Thursday, February 09, 2006

Animus Anima - 07/02/2006, Brussels

I'd been to the Walvis bar once before, a long time ago. At least, I think I've been there, despite not recognising the interior at all. Bizarre as it may sound, that may be because when I went there (or, rather, was taken there), I had no idea where in Brussels I was. General disorientation led to forgetting the specifics. Now I know the Walvis is on the wrong (ie. non-designer clothes shop-laden) end of Antoine Dansaert, by the canal. Anyway, it's a cool place with promising upcoming concerts (Tsahar-Maris-Jacquemyn-Nakatani this sunday) and interestingly-configured downstairs toilets.

What do you do when you're a saxophone-guitar-drums trio looking to broaden its sound palette? Well, if you're Animus Anima, you add a tuba and a desktop (not laptop!)-slash-orator, obviously. Perhaps my single favourite thing about this band is that their air of general dishevelment makes you think that they're going to mainly be about punkish energy (which wouldn't be too bad) but their music turns out to be very composed, full of dynamic, rhythmic and stylistic variety. And with a good dose of skronk/rock/noise energy, of course. It's one of those multi-hyphenated musics that sound so natural they instantly make musty "is it jazz?" (their own website labels them "progressive jazz") or "what of tradition?" debates seem quaint, while raising other, more interesting and forward-looking, questions and ideas.

Through the first set I was sitting directly to the band's left, and therefore not at all well-positioned to really hear them: only the instruments that vitally need amps (guitar, computer/microphone) were amplified at all, so I could barely even hear the saxophonist, who was facing away at a 90 degree angle from me. To top it all off, there was this really cold draught around my feet.

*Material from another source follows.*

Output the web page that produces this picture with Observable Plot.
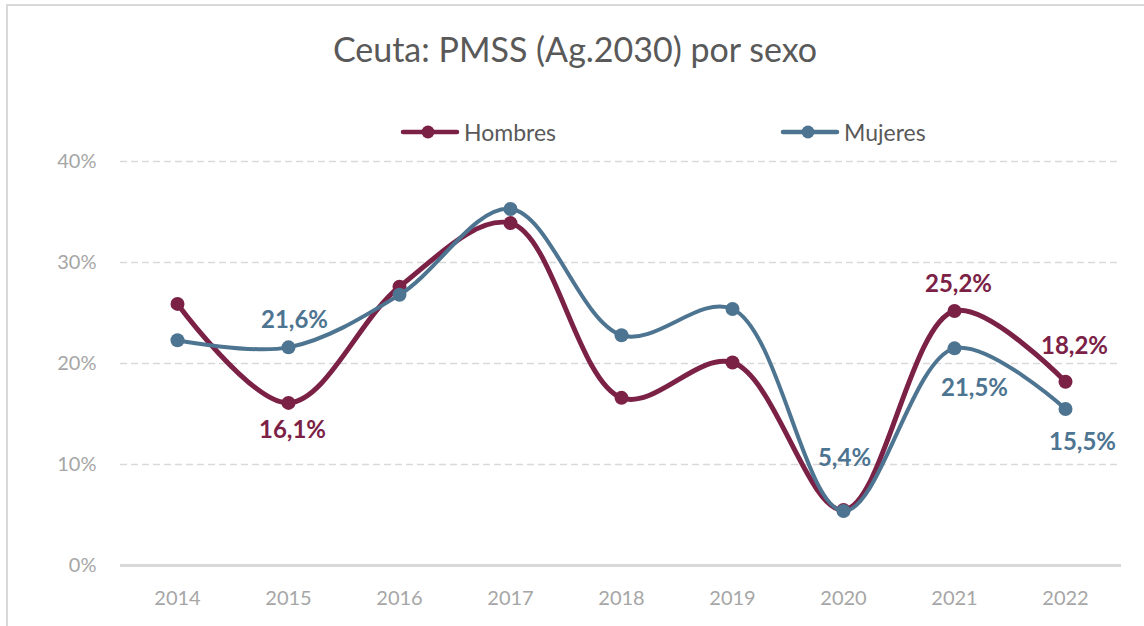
<!DOCTYPE html>
<html><head><meta charset="utf-8">
<script src="https://cdn.jsdelivr.net/npm/d3@7"></script>
<script src="https://cdn.jsdelivr.net/npm/@observablehq/plot@0.6"></script>
<style>
body{margin:0;background:#fff;font-family:Lato,"Open Sans",sans-serif;}
#frame{position:relative;width:1144px;height:626px;overflow:hidden;background:#fff;}
#border{position:absolute;left:6px;top:4px;width:1160px;height:660px;border:2px solid #d9d9d9;}
#title{position:absolute;left:0;width:1150px;top:29px;text-align:center;font-size:34px;line-height:40px;color:#595959;}
.leg{position:absolute;top:118px;height:28px;display:flex;align-items:center;font-size:23px;color:#595959;}
.leg svg{margin-right:4px;}
#chart{position:absolute;left:0;top:145px;}
</style>
</head><body>
<div id="frame">
  <div id="border"></div>
  <div id="title">Ceuta: PMSS (Ag.2030) por sexo</div>
  <div id="legend"></div>
  <div id="chart"></div>
</div>
<script>
const years = [2014, 2015, 2016, 2017, 2018, 2019, 2020, 2021, 2022];
const hombres = [25.9, 16.1, 27.6, 33.9, 16.6, 20.1, 5.5, 25.2, 18.2];
const mujeres = [22.3, 21.6, 26.8, 35.3, 22.8, 25.4, 5.4, 21.5, 15.5];
const series = ["Hombres", "Mujeres"];
const colors = ["#7B2146", "#4D7490"];
const yTicks = [0, 10, 20, 30, 40];
const labeledHombres = [2015, 2021, 2022];
const labeledMujeres = [2015, 2020, 2021, 2022];

const rows = [];
years.forEach((y, i) => {
  rows.push({year: y, value: hombres[i], serie: series[0]});
  rows.push({year: y, value: mujeres[i], serie: series[1]});
});
const H = rows.filter(d => d.serie === series[0]);
const M = rows.filter(d => d.serie === series[1]);
const fmt = v => v.toFixed(1).replace(".", ",") + "%";
const lab = (arr, yrs, yr) => arr.filter(d => yrs.includes(d.year) && d.year === yr);

// legend
const legPos = [400, 780];
const legend = document.getElementById("legend");
series.forEach((s, i) => {
  const div = document.createElement("div");
  div.className = "leg";
  div.style.left = legPos[i] + "px";
  div.innerHTML = `<svg width="60" height="20"><line x1="3" y1="10" x2="57" y2="10" stroke="${colors[i]}" stroke-width="4.5" stroke-linecap="round"/><circle cx="28" cy="10" r="6.5" fill="${colors[i]}"/></svg><span>${s}</span>`;
  legend.appendChild(div);
});

const labelStyle = {text: d => fmt(d.value), fill: "serie", fontSize: 24, fontWeight: "bold"};

const chart = Plot.plot({
  width: 1144,
  height: 476,
  marginTop: 16,
  marginBottom: 56,
  marginLeft: 120,
  marginRight: 23,
  style: {fontFamily: "Lato, sans-serif", background: "transparent"},
  x: {type: "point", domain: years, padding: 0.5, label: null},
  y: {domain: [0, 40], label: null},
  color: {domain: series, range: colors},
  marks: [
    Plot.ruleY(yTicks.filter(t => t > 0), {stroke: "#d9d9d9", strokeWidth: 1.3, strokeDasharray: "7,4"}),
    Plot.ruleY([0], {stroke: "#d9d9d9", strokeWidth: 3}),
    Plot.axisY({ticks: yTicks, tickSize: 0, tickPadding: 24, tickFormat: d => d + "%", fontSize: 20, color: "#a6a6a6", label: null}),
    Plot.axisX({tickSize: 0, tickPadding: 25, fontSize: 20, color: "#a6a6a6", tickFormat: d => String(d), label: null}),
    Plot.line(H, {x: "year", y: "value", stroke: "serie", strokeWidth: 5, curve: "catmull-rom"}),
    Plot.dot(H, {x: "year", y: "value", fill: "serie", r: 7}),
    Plot.line(M, {x: "year", y: "value", stroke: "serie", strokeWidth: 4, curve: "catmull-rom"}),
    Plot.dot(M, {x: "year", y: "value", fill: "serie", r: 7}),
    Plot.text(lab(H, labeledHombres, 2015), {x: "year", y: "value", ...labelStyle, dx: 4, dy: 27}),
    Plot.text(lab(H, labeledHombres, 2021), {x: "year", y: "value", ...labelStyle, dx: 4, dy: -27}),
    Plot.text(lab(H, labeledHombres, 2022), {x: "year", y: "value", ...labelStyle, dx: 9, dy: -35}),
    Plot.text(lab(M, labeledMujeres, 2015), {x: "year", y: "value", ...labelStyle, dx: 6, dy: -27}),
    Plot.text(lab(M, labeledMujeres, 2020), {x: "year", y: "value", ...labelStyle, dx: 1, dy: -53}),
    Plot.text(lab(M, labeledMujeres, 2021), {x: "year", y: "value", ...labelStyle, dx: 20, dy: 40}),
    Plot.text(lab(M, labeledMujeres, 2022), {x: "year", y: "value", ...labelStyle, dx: 17, dy: 33})
  ]
});
document.getElementById("chart").appendChild(chart);
</script>
</body></html>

During the break, I moved to the bar, directly in front of, and a couple of metres away from, the band and enjoyed the music that much more. There were fanfare tuba riffs, twisty melodies, tricky metres (a heavy 5/8 riff, a 10-beat loop over what sounded like regular 4/4, which had the effect of throwing the saxophonist off-course), outbursts of noise. When the computer guy spoke, it sounded like he was speaking through a megaphone, and as the saxophone squealed alongside him and the drummer kept up a nimble beat, I thought about how politically-charged and radical stuff like this must have been back in the 80s. It still sounds cool today.

AA is also putting in motion a home-spun Artist Share-derived business model: at the end of the concert guitarist Benoist Eil encouraged fans to become supporters by buying the album before it is even recorded. I'll be signing up soon.

Animus Anima is performing with Herb Robertson on the 3rd of march. Check it out!